14. Oktober im vergangenen Jahr: Die Ecolo-Co-Vorsitzende Zakia Khattabi stellt sich zu vorgerückter Stunde vor ihre Anhänger ans Mikrofon und sagt folgende Worte: "Die grüne Welle ist da. Zwar liegen noch nicht alle Ergebnisse vor, aber man kann schon sagen: Heute haben die Grünen die Wahlen gewonnen."
Ähnlich könnte es laut Umfragen auch am 26. Mai klingen: Denn die grüne Welle ist immer noch da. Wahlprognosen sehen Ecolo vor Rekordergebnissen. Mit plus-minus 20 Prozent sowohl in der Wallonie als auch in Brüssel könnte es sein, dass Ecolo sich ein Kopf-an-Kopf-Rennen mit der PS um Platz eins im frankophonen Landesteil liefert. Zusammen mit den flämischen Grünen von Groen könnte die Partei vielleicht sogar Teil der stärksten Fraktion im Föderalparlament werden.
Dort ist Ecolo seit Anfang der 1980er Jahre regelmäßig vertreten. Zwischen 1999 und 2003 waren die Grünen sogar an der Föderalregierung beteiligt, sackten bei der darauffolgenden Wahl aber mit erdrutschartigen Verlusten wieder ab. Ecolo im Jahr 2019, das steht vor allem für eine andere Politik als diejenige, die bisher geführt wurde. "Im Herzen des Wandels" heißt der Ecolo-Slogan für die Wahlkampagne.
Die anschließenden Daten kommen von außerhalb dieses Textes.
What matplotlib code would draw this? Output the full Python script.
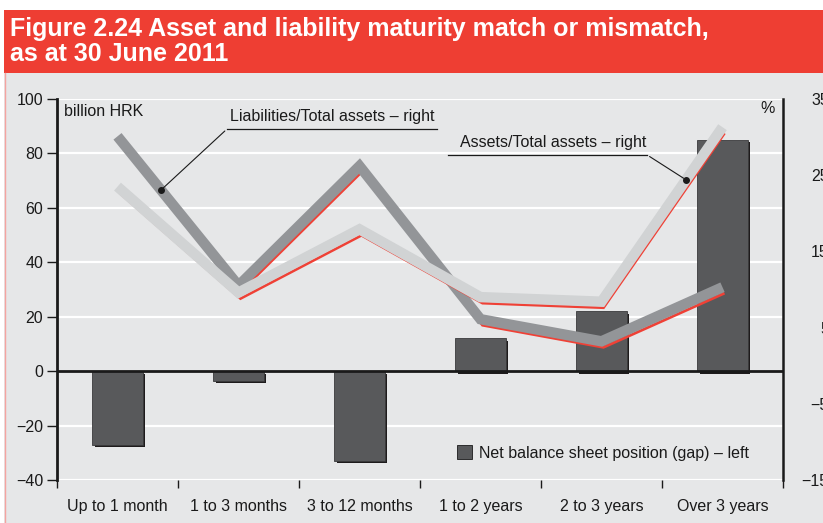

Die Prioritäten dieser Kampagne hätten die Grünen zusammen mit ihrer Basis festgelegt, wie Jean-Marc Nollet, zweiter Co-Vorsitzender von Ecolo, der Aufzählung dieser Prioritäten vorausschickt. Diese sind im Einzelnen: "Sieben Milliarden Euro Investitionen bis 2024 in eine umweltfreundliche Mobilität, ein vielfältiges Nahrungsangebot mit Qualitäts- und Saisonprodukten, isolierte Häuser, um die Kosten zu senken, und eine neue Raumordnung."
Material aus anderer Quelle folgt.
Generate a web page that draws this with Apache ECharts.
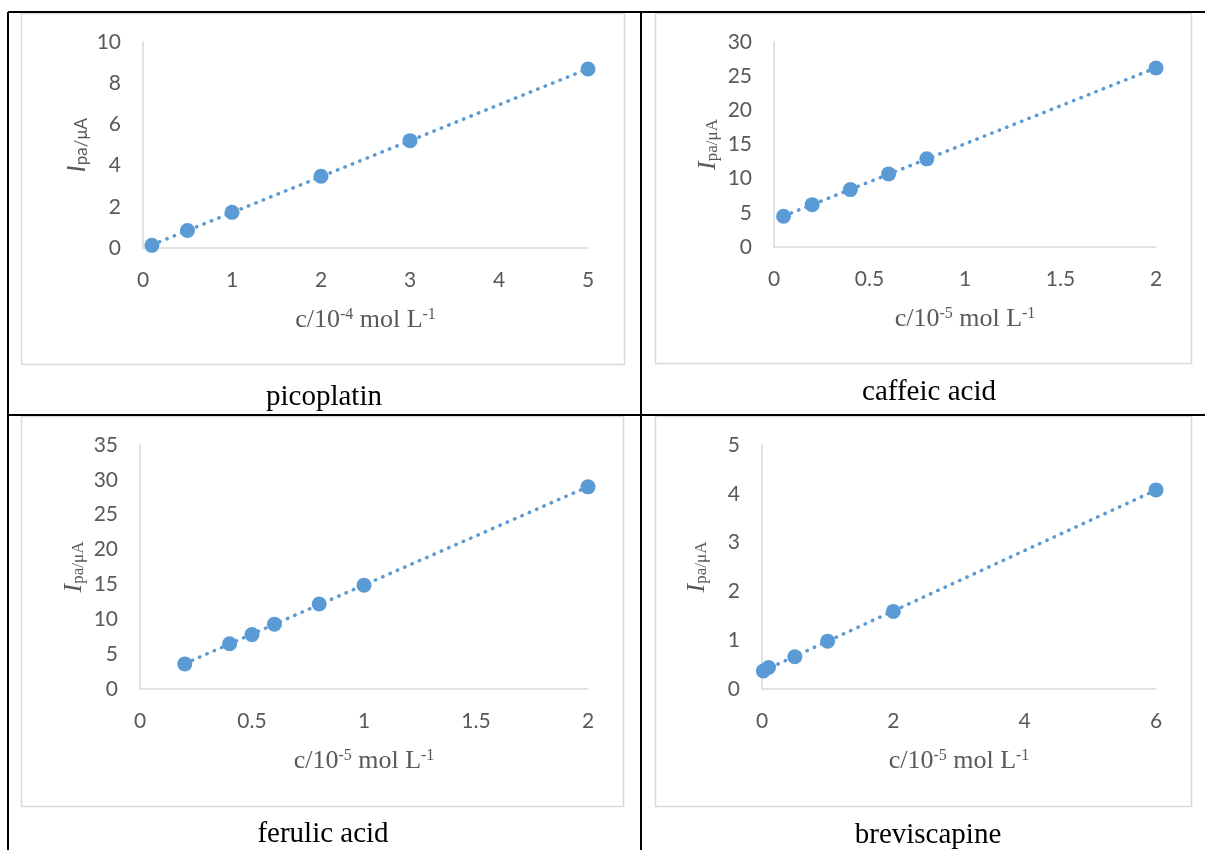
<!DOCTYPE html>
<html>
<head>
<meta charset="utf-8">
<script src="https://cdn.jsdelivr.net/npm/echarts@6/dist/echarts.min.js"></script>
<style>
  html, body { margin: 0; padding: 0; background: #fff; }
  #chart { width: 1205px; height: 850px; }
</style>
</head>
<body>
<div id="chart"></div>
<script>
// picoplatin (c / 10^-4 mol L^-1)
const picoX = [0.1, 0.5, 1, 2, 3, 5]
const picoY = [0.13, 0.85, 1.73, 3.48, 5.21, 8.69]
const picoXTicks = [0, 1, 2, 3, 4, 5]
const picoYTicks = [0, 2, 4, 6, 8, 10]

// caffeic acid (c / 10^-5 mol L^-1)
const caffX = [0.05, 0.2, 0.4, 0.6, 0.8, 2]
const caffY = [4.5, 6.2, 8.4, 10.7, 12.9, 26.2]
const caffXTicks = [0, 0.5, 1, 1.5, 2]
const caffYTicks = [0, 5, 10, 15, 20, 25, 30]

// ferulic acid
const ferX = [0.2, 0.4, 0.5, 0.6, 0.8, 1, 2]
const ferY = [3.6, 6.5, 7.8, 9.3, 12.2, 14.9, 29.0]
const ferXTicks = [0, 0.5, 1, 1.5, 2]
const ferYTicks = [0, 5, 10, 15, 20, 25, 30, 35]

// breviscapine
const brevX = [0.02, 0.1, 0.5, 1, 2, 6]
const brevY = [0.37, 0.44, 0.66, 0.98, 1.59, 4.08]
const brevXTicks = [0, 2, 4, 6]
const brevYTicks = [0, 1, 2, 3, 4, 5]

const titles = ['picoplatin', 'caffeic acid', 'ferulic acid', 'breviscapine']
const exponents = ['-4', '-5', '-5', '-5']

const BLUE = '#5B9BD5'
const GREY = '#595959'
const SERIF = '"Liberation Serif", "Times New Roman", serif'
const SANS = 'Lato, "Open Sans", sans-serif'

const panels = [
  { xs: picoX, ys: picoY, xt: picoXTicks, yt: picoYTicks, sansName: true,
    grid: { left: 143, top: 42, width: 445, height: 206 }, box: [21, 13, 603, 351], title: [324, 397] },
  { xs: caffX, ys: caffY, xt: caffXTicks, yt: caffYTicks,
    grid: { left: 774, top: 42, width: 382, height: 205 }, box: [655, 13, 536, 350], title: [929, 392] },
  { xs: ferX, ys: ferY, xt: ferXTicks, yt: ferYTicks,
    grid: { left: 140, top: 445, width: 448, height: 244 }, box: [21, 416, 602, 390], title: [323, 834] },
  { xs: brevX, ys: brevY, xt: brevXTicks, yt: brevYTicks,
    grid: { left: 762, top: 445, width: 394, height: 244 }, box: [655, 416, 536, 390], title: [928, 835] }
]

// linear trendline (least squares), drawn from first to last x like Excel
function trend(xs, ys) {
  const n = xs.length
  const mx = xs.reduce((a, b) => a + b, 0) / n
  const my = ys.reduce((a, b) => a + b, 0) / n
  let sxy = 0, sxx = 0
  xs.forEach((x, i) => { sxy += (x - mx) * (ys[i] - my); sxx += (x - mx) * (x - mx) })
  const k = sxy / sxx
  const b = my - k * mx
  const x0 = Math.min(...xs), x1 = Math.max(...xs)
  return [[x0, b + k * x0], [x1, b + k * x1]]
}

const chart = echarts.init(document.getElementById('chart'))

const grid = [], xAxis = [], yAxis = [], series = [], graphic = []

panels.forEach((p, i) => {
  grid.push(Object.assign({ containLabel: false }, p.grid))

  const nameFont = p.sansName ? SANS : SERIF
  xAxis.push({
    type: 'value', gridIndex: i,
    min: p.xt[0], max: p.xt[p.xt.length - 1], interval: p.xt[1] - p.xt[0],
    name: '{n|c/10}{s|' + exponents[i] + '}{n| mol L}{s|-1}',
    nameLocation: 'middle', nameGap: 59,
    nameTextStyle: {
      rich: {
        n: { fontFamily: SERIF, fontSize: 26, color: GREY, lineHeight: 26, verticalAlign: 'bottom', padding: [2, 0, 0, 0] },
        s: { fontFamily: SERIF, fontSize: 16, color: GREY, lineHeight: 16, verticalAlign: 'top' }
      }
    },
    axisLine: { show: true, onZero: false, lineStyle: { color: '#D9D9D9', width: 1.5 } },
    axisTick: { show: false },
    splitLine: { show: false },
    axisLabel: { fontFamily: SANS, fontSize: 21, color: GREY, margin: 22 }
  })
  yAxis.push({
    type: 'value', gridIndex: i,
    min: p.yt[0], max: p.yt[p.yt.length - 1], interval: p.yt[1] - p.yt[0],
    name: '{i|I}{s|pa/μA}',
    nameLocation: 'middle', nameRotate: 90, nameGap: 52,
    nameTextStyle: {
      rich: {
        i: { fontFamily: nameFont, fontStyle: 'italic', fontSize: 26, color: GREY, lineHeight: 26, verticalAlign: 'top', padding: [0, 0, 3, 0] },
        s: { fontFamily: nameFont, fontSize: 17, color: GREY, lineHeight: 17, verticalAlign: 'bottom' }
      }
    },
    axisLine: { show: true, lineStyle: { color: '#D9D9D9', width: 1.5 } },
    axisTick: { show: false },
    splitLine: { show: false },
    axisLabel: { fontFamily: SANS, fontSize: 21, color: GREY, margin: 22 }
  })

  series.push({
    type: 'line', xAxisIndex: i, yAxisIndex: i,
    data: trend(p.xs, p.ys),
    symbol: 'none', silent: true, z: 2,
    lineStyle: { color: BLUE, width: 3.5, type: [0.5, 7.5], cap: 'round' }
  })
  series.push({
    type: 'scatter', xAxisIndex: i, yAxisIndex: i,
    data: p.xs.map((x, j) => [x, p.ys[j]]),
    symbol: 'circle', symbolSize: 15, z: 3,
    itemStyle: { color: BLUE, opacity: 1 }
  })

  graphic.push({
    type: 'rect', silent: true, z: -1,
    shape: { x: p.box[0] + 0.5, y: p.box[1] + 0.5, width: p.box[2], height: p.box[3] },
    style: { fill: 'none', stroke: '#D9D9D9', lineWidth: 1.5 }
  })
  graphic.push({
    type: 'text', silent: true,
    x: p.title[0], y: p.title[1],
    style: { text: titles[i], fontFamily: SERIF, fontSize: 29, fill: '#000', align: 'center', verticalAlign: 'middle' }
  })
})

// table borders
const tableLines = [[8, 12, 1205, 12], [8, 415, 1205, 415], [8, 12, 8, 850], [641, 12, 641, 850]]
tableLines.forEach(l => {
  graphic.push({
    type: 'line', silent: true,
    shape: { x1: l[0], y1: l[1], x2: l[2], y2: l[3] },
    style: { stroke: '#000', lineWidth: 2 }
  })
})

chart.setOption({
  backgroundColor: '#fff',
  animation: false,
  grid, xAxis, yAxis, series, graphic
})

window.addEventListener('resize', () => chart.resize())
</script>
</body>
</html>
Die Prioritäten machen deutlich: Ganz klassisch stellt Ecolo die Umweltpolitik ins Zentrum. Die Forderung nach einem Klimagesetz, in dem konkrete Ziele festgeschrieben werden, um den Klimawandel zu bekämpfen, steht als erster Punkt ganz oben in dem Wahlprogramm.
Andere Beispiele: Schließung aller Atomkraftwerke bis 2025, eine Steuer auf Kerosin, um den Flugverkehr an den Kosten der verursachten Umweltschäden zu beteiligen, der mittelfristige Verzicht von Pestiziden in der Landwirtschaft.
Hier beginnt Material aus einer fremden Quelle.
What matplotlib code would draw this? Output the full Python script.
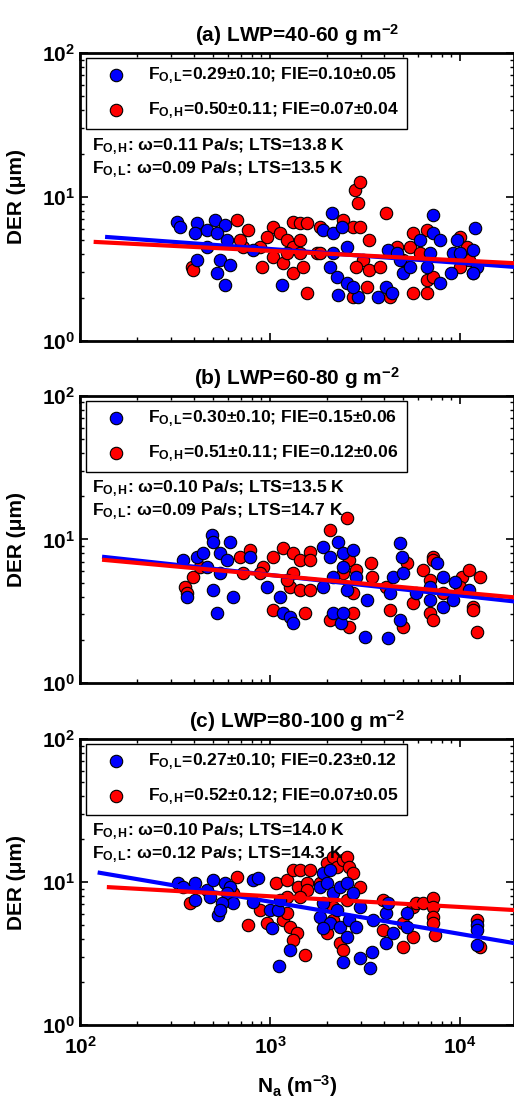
import numpy as np
import matplotlib
matplotlib.use('Agg')
from matplotlib import pyplot as plt
from matplotlib.ticker import LogLocator, LogFormatterMathtext, NullFormatter

plt.rcParams['font.family'] = ['Liberation Sans', 'DejaVu Sans']
plt.rcParams['font.weight'] = 'bold'
plt.rcParams['mathtext.fontset'] = 'custom'
plt.rcParams['mathtext.rm'] = 'Liberation Sans:bold'
plt.rcParams['mathtext.bf'] = 'Liberation Sans:bold'
plt.rcParams['mathtext.it'] = 'Liberation Sans:bold'
plt.rcParams['mathtext.default'] = 'bf'

titles = ['(a) LWP=40-60 g m$^{-2}$', '(b) LWP=60-80 g m$^{-2}$', '(c) LWP=80-100 g m$^{-2}$']
leg_low = ['F$_{O,L}$=0.29$\\pm$0.10; FIE=0.10$\\pm$0.05',
           'F$_{O,L}$=0.30$\\pm$0.10; FIE=0.15$\\pm$0.06',
           'F$_{O,L}$=0.27$\\pm$0.10; FIE=0.23$\\pm$0.12']
leg_high = ['F$_{O,H}$=0.50$\\pm$0.11; FIE=0.07$\\pm$0.04',
            'F$_{O,H}$=0.51$\\pm$0.11; FIE=0.12$\\pm$0.06',
            'F$_{O,H}$=0.52$\\pm$0.12; FIE=0.07$\\pm$0.05']
note_high = ['F$_{O,H}$: \u03c9=0.11 Pa/s; LTS=13.8 K',
             'F$_{O,H}$: \u03c9=0.10 Pa/s; LTS=13.5 K',
             'F$_{O,H}$: \u03c9=0.10 Pa/s; LTS=14.0 K']
note_low = ['F$_{O,L}$: \u03c9=0.09 Pa/s; LTS=13.5 K',
            'F$_{O,L}$: \u03c9=0.09 Pa/s; LTS=14.7 K',
            'F$_{O,L}$: \u03c9=0.12 Pa/s; LTS=14.3 K']

# panel (a)
a_blue_n = [324, 337, 413, 404, 465, 513, 580, 525, 413, 545, 525, 580, 617, 465, 595, 815, 1150,
            2120, 1900, 2150, 2400, 2530, 2070, 2250, 2290, 2530, 2900, 2750, 2150, 3700, 4170, 4100,
            4400, 4830, 5000, 5450, 4650, 6150, 7200, 7200, 7840, 7840, 6950, 9200, 9600, 9000, 10000,
            11700, 12000, 12300, 11700, 6700]
a_blue_d = [6.7, 6.2, 6.6, 5.6, 5.9, 6.9, 6.4, 5.6, 3.65, 3.65, 2.97, 2.45, 3.37, 4.5, 5.0, 4.3, 2.45,
            7.7, 5.9, 5.6, 6.2, 4.5, 3.27, 2.78, 2.09, 2.52, 2.02, 2.37, 4.08, 2.02, 4.3, 2.37,
            2.15, 3.65, 2.97, 3.27, 4.08, 5.0, 7.5, 5.6, 5.0, 2.52, 4.08, 4.08, 5.0, 2.97, 4.08,
            4.3, 6.1, 3.27, 2.97, 3.27]
a_red_n = [390, 395, 670, 765, 720, 695, 905, 885, 1040, 960, 1130, 1230, 1325, 1440, 1040, 1170,
           1325, 1490, 1325, 1440, 1560, 1440, 1230, 1560, 1770, 1830, 2420, 2750, 2980, 2800, 2980,
           2900, 4100, 3300, 3100, 3300, 2850, 2750, 3230, 3800, 4300, 5650, 6700, 6700, 7200, 5650,
           6700, 5450, 6150, 10000, 10900, 11200, 11700, 10000, 4650, 5000, 1830]
a_red_d = [3.27, 3.1, 6.9, 5.9, 4.5, 5.0, 3.27, 4.5, 6.2, 5.3, 5.6, 5.0, 4.5, 4.08, 3.83, 3.47,
           2.97, 3.27, 6.7, 6.6, 6.6, 5.0, 4.08, 2.15, 4.08, 6.2, 6.9, 6.2, 6.2, 11.2, 12.7,
           9.1, 7.7, 5.0, 3.65, 3.1, 3.27, 2.02, 2.37, 3.27, 2.02, 2.15, 2.15, 2.65, 2.78, 5.6,
           5.9, 4.5, 4.08, 5.3, 4.5, 3.65, 2.97, 3.27, 4.5, 3.65, 4.08]
a_fit_n = [139, 19230]
a_fit_blue = [5.27, 3.27]
a_fit_n_red = [121, 19230]
a_fit_red = [4.87, 3.47]

# panel (b)
b_blue_n = [348, 365, 413, 443, 495, 500, 545, 617, 595, 500, 525, 640, 545, 465, 785, 960, 1130,
            1170, 1270, 1325, 1900, 2070, 2290, 2420, 2750, 2420, 2150, 1900, 2530, 2850, 3230,
            2150, 2360, 2420, 3160, 4170, 4420, 4830, 4930, 5000, 4300, 4830, 5900, 6950, 7550,
            8100, 8100, 9400, 9200, 11200, 6950]
b_blue_d = [7.2, 4.0, 7.5, 8.05, 10.7, 9.6, 8.05, 9.6, 7.2, 4.45, 3.07, 4.0, 5.85, 6.4, 7.5, 4.67, 4.0,
            3.07, 2.88, 2.62, 8.87, 7.5, 9.6, 8.05, 8.4, 6.4, 5.5, 4.67, 4.45, 5.5, 3.79,
            3.07, 2.62, 3.07, 2.09, 2.07, 5.5, 9.5, 7.5, 5.85, 4.24, 2.75, 4.24, 4.67, 6.86,
            5.5, 3.39, 5.06, 3.79, 4.45, 3.79]
b_red_n = [357, 365, 395, 428, 695, 785, 720, 920, 885, 1040, 1170, 1325, 1440, 1620, 1620, 1325,
           1270, 1440, 1620, 1040, 1520, 1230, 2070, 2530, 2600, 2850, 2420, 2750, 2070, 2600, 2750,
           3400, 3450, 4100, 4300, 5000, 5250, 5650, 6400, 6950, 7200, 7200, 6950, 7200, 8100,
           10300, 11200, 12700, 11700, 11700, 12300, 10000]
b_red_d = [4.67, 4.24, 5.5, 6.4, 7.5, 8.4, 5.85, 6.4, 5.85, 7.5, 8.7, 8.05, 7.2, 8.2, 7.2, 5.85,
           4.67, 4.45, 4.45, 3.23, 3.07, 5.2, 11.6, 14.1, 7.2, 6.1, 5.85, 4.24, 2.75, 2.45, 3.07,
           6.86, 5.5, 4.67, 3.23, 2.45, 6.86, 3.6, 6.1, 5.2, 7.5, 7.2, 3.07, 2.75, 4.24,
           5.5, 6.1, 5.5, 3.39, 3.23, 2.27, 4.67]
b_fit_n = [134, 19230]
b_fit_blue = [7.55, 3.7]
b_fit_n_red = [134, 19230]
b_fit_red = [7.2, 3.95]

# panel (c)
c_blue_n = [328, 348, 404, 404, 465, 500, 485, 580, 617, 595, 640, 560, 535, 545, 815, 865, 815,
            1000, 1100, 1025, 1130, 1270, 1110, 1830, 1900, 2070, 1990, 2150, 2330, 2530, 2750,
            1900, 1830, 2070, 2250, 2330, 2530, 2600, 1900, 2420, 2850, 2980, 2980, 3360, 3450,
            3500, 4100, 4100, 4420, 4170, 5250, 5250, 12300, 12300, 12300]
c_blue_d = [9.85, 9.2, 9.85, 7.5, 8.8, 10.3, 7.85, 9.85, 9.2, 8.4, 7.1, 7.1, 5.88, 6.35, 10.3, 10.6, 7.25,
            6.35, 6.35, 4.77, 7.5, 3.35, 2.59, 9.2, 11.6, 12.1, 9.85, 8.4, 9.2, 9.85, 8.4,
            7.1, 5.7, 5.2, 6.35, 4.85, 4.12, 5.42, 4.77, 2.75, 4.85, 6.7, 2.94, 2.5, 3.24,
            5.42, 6.07, 3.74, 4.4, 7.1, 6.07, 4.85, 5.0, 4.6, 3.62]
c_red_n = [380, 670, 640, 765, 885, 960, 1080, 1230, 1325, 1400, 1440, 1620, 1560, 1560, 1440, 1230,
           1170, 1270, 1380, 1325, 1520, 1230, 1830, 1990, 2150, 2250, 2420, 2530, 2600, 2750, 2530,
           2150, 2000, 2330, 2420, 2980, 2150, 3950, 5000, 5000, 5650, 5650, 5900, 6400, 7200,
           7200, 7200, 7200, 7400, 12700, 12300, 3950]
c_red_d = [7.1, 10.8, 8.4, 5.0, 6.35, 5.2, 9.85, 10.3, 12.1, 9.2, 12.1, 12.1, 9.85, 8.8, 7.85, 7.85,
           5.42, 4.85, 4.4, 3.93, 3.09, 6.07, 9.85, 13.6, 15.0, 12.8, 14.2, 15.0, 12.8, 11.6, 7.5,
           6.7, 4.4, 3.74, 3.34, 9.2, 5.42, 7.5, 5.2, 3.5, 6.7, 4.12, 7.1, 7.1, 7.73,
           6.7, 5.7, 5.2, 4.25, 3.5, 5.42, 4.6]
c_fit_n = [127, 19230]
c_fit_blue = [11.6, 3.74]
c_fit_n_red = [142, 19230]
c_fit_red = [9.2, 6.37]

panels = [
    (a_blue_n, a_blue_d, a_red_n, a_red_d, a_fit_n, a_fit_blue, a_fit_n_red, a_fit_red),
    (b_blue_n, b_blue_d, b_red_n, b_red_d, b_fit_n, b_fit_blue, b_fit_n_red, b_fit_red),
    (c_blue_n, c_blue_d, c_red_n, c_red_d, c_fit_n, c_fit_blue, c_fit_n_red, c_fit_red),
]

fig = plt.figure(figsize=(5.14, 11.01), dpi=100)
# axes boxes: left, bottom, width, height (figure fraction)
boxes = [(0.1556, 0.6903, 0.8444, 0.2616),
         (0.1556, 0.3797, 0.8444, 0.2607),
         (0.1556, 0.0690, 0.8444, 0.2598)]

for i, (bn, bd, rn, rd, fbn, fb, frn, fr) in enumerate(panels):
    ax = fig.add_axes(boxes[i])
    ax.set_xscale('log')
    ax.set_yscale('log')
    ax.scatter(rn, rd, s=80, c='#ff0000', edgecolors='black', linewidths=0.8, zorder=2,
               label=leg_high[i])
    ax.scatter(bn, bd, s=80, c='#0000ff', edgecolors='black', linewidths=0.8, zorder=2,
               label=leg_low[i])
    ax.plot(fbn, fb, color='#0000ff', lw=3, zorder=3)
    ax.plot(frn, fr, color='#ff0000', lw=3, zorder=3)
    ax.set_xlim(100, 19230)
    ax.set_ylim(1, 100)

    ax.xaxis.set_major_locator(LogLocator(base=10))
    ax.xaxis.set_minor_locator(LogLocator(base=10, subs=np.arange(2, 10)))
    ax.yaxis.set_minor_locator(LogLocator(base=10, subs=np.arange(2, 10)))
    ax.yaxis.set_major_formatter(LogFormatterMathtext())
    ax.tick_params(which='both', direction='in', top=True, right=True, labelsize=15)
    ax.tick_params(which='major', length=6, width=1.2)
    ax.tick_params(which='minor', length=3, width=1)
    ax.tick_params(axis='x', pad=8)
    if i < 2:
        ax.xaxis.set_major_formatter(NullFormatter())
    else:
        ax.xaxis.set_major_formatter(LogFormatterMathtext())
        ax.set_xlabel('N$_a$ (m$^{-3}$)', fontsize=15, fontweight='bold', labelpad=11)
    ax.xaxis.set_minor_formatter(NullFormatter())
    ax.yaxis.set_minor_formatter(NullFormatter())
    for sp in ax.spines.values():
        sp.set_linewidth(2)

    ax.set_ylabel('DER (\u03bcm)', fontsize=15, fontweight='bold')
    ax.yaxis.set_label_coords(-0.125, 0.5)
    ax.set_title(titles[i], fontsize=15, fontweight='bold', pad=8)

    handles, labels = ax.get_legend_handles_labels()
    leg = ax.legend(handles[::-1], labels[::-1], loc='upper left', bbox_to_anchor=(0.014, 0.983),
                    fontsize=12.6, frameon=True, fancybox=False, edgecolor='black',
                    borderaxespad=0, handlelength=2.5, handletextpad=0.6, labelspacing=0.8,
                    borderpad=0.45, markerscale=1.0)
    leg.get_frame().set_linewidth(1)
    leg.get_frame().set_alpha(1)

    ax.text(0.028, 0.663, note_high[i], transform=ax.transAxes, fontsize=12.6,
            fontweight='bold', va='baseline', ha='left')
    ax.text(0.028, 0.583, note_low[i], transform=ax.transAxes, fontsize=12.6,
            fontweight='bold', va='baseline', ha='left')

fig.savefig('out.png', dpi=100)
Dem Auto als umweltschädliches Verkehrsmittel sagt Ecolo den Kampf an. Das aktuelle System der Firmenwagen soll abgeschafft werden, die Menschen sollen dafür das Geld in bar bekommen.
Neue Straßen sollen nicht mehr gebaut werden, dafür viele Fahrradwege. Und der öffentliche Verkehr soll mit den eben genannten sieben Milliarden Euro Investitionen so gestaltet werden, dass man überall, auch in entlegenen ländlichen Gebieten schnell und einfach öffentliche Transportmittel nutzen kann. "Das Projekt der Grünen ist es, alle Alternativen zum Auto zu stärken", fasst Nollet zusammen.
Gesellschaftspolitisch will Ecolo das Wahlalter auf 16 Jahre senken, das Wahlrecht für Ausländer erweitern, lokale Währungen fördern, um lokale Wirtschaftskreisläufe zu unterstützen.
Der Mindestlohn soll auf 14 Euro brutto die Stunde steigen, jeder Bürger eine Mindestrente von 1.500 Euro netto im Monat bekommen. Eine Reichensteuer von ein bis 1,5 Prozent will Ecolo, ähnlich wie die PTB, für alle Bürger einführen, die mehr als eine Million Euro besitzen.
Politische Mandate sollen nur zweimal erneuert werden dürfen. Mehrere Mandate gleichzeitig soll kein Politiker ausüben. Denn, so begründet Nollet: "Alle Skandale, die wir erlebt haben - Publifin, Kasachgate, Samusocial - haben gezeigt, dass wir grundsätzlich etwas anders machen müssen in unserem demokratischen System."
Ecolo musste in den vergangenen Wochen viel Kritik an seinen Wahlvorhaben einstecken. Kritik, auf die die Partei nicht immer souverän reagierte. Inwieweit das Auswirkungen auf die Größe der grünen Welle haben wird, die sich für Sonntag abzeichnet, wird erst der Wahlabend mit Sicherheit zeigen.